Winnie the Pooh—the Good, the Bad and the Ugly

You can’t think of the famous author A.A. Milne without associating him with his sweet, much-loved bear, Pooh—and Milne hated that association. But, let’s start at the beginning:

First the good. Milne’s Winnie the Pooh stories happened because of Milne’s love for his son, Christopher Robin. Christopher became a character in his father’s children’s books as did Christopher’s stuffed animals: a bear, a piglet, a tiger, a kangaroo and a downtrodden donkey. Milne chose a forest near their home as the setting for his stories, and “The Hundred Acre Wood” became the enchanted forest in the Pooh books, Winnie-the-Pooh (1926) and The House at Pooh Corner (1928). Milne’s books became wildly successful and brought fame to the otherwise unrecognized author.

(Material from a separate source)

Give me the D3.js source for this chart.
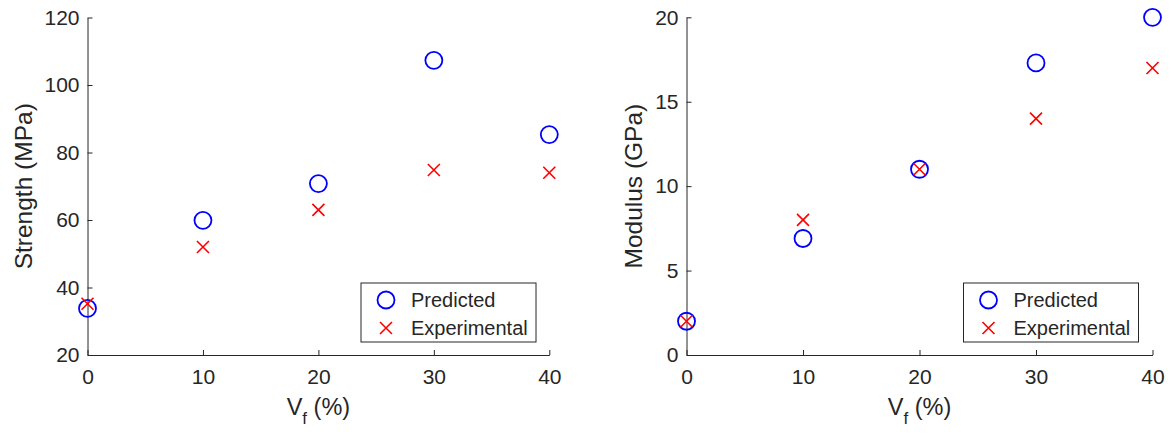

Now the bad. Milne hated being cast as a children’s book author. He had written three novels, four screenplays, and 18 plays for adults, all forgotten due to the success of Winnie the Pooh. “A writer wants something more than money for his work: he wants permanence” Milne said, and for him that meant a legacy as a great novelist or playwright.

And here the story becomes downright ugly. As an adult, the real Christopher Robin Milne resented being a character in his father’s books. In his autobiography, Christopher wrote, “(My father) had filched from me my good name and had left me with nothing but the empty fame of being his son.”

During A.A. Milne’s final years, Christopher rarely saw his father. The elder Milne suffered a stroke in 1952 and was confined to a wheelchair for four years until his death just days after his 74th birthday.

The Winnie the Pooh books continue to bring joy to children throughout the world, but few know the sad story of their author and his son, the real Christopher Robin.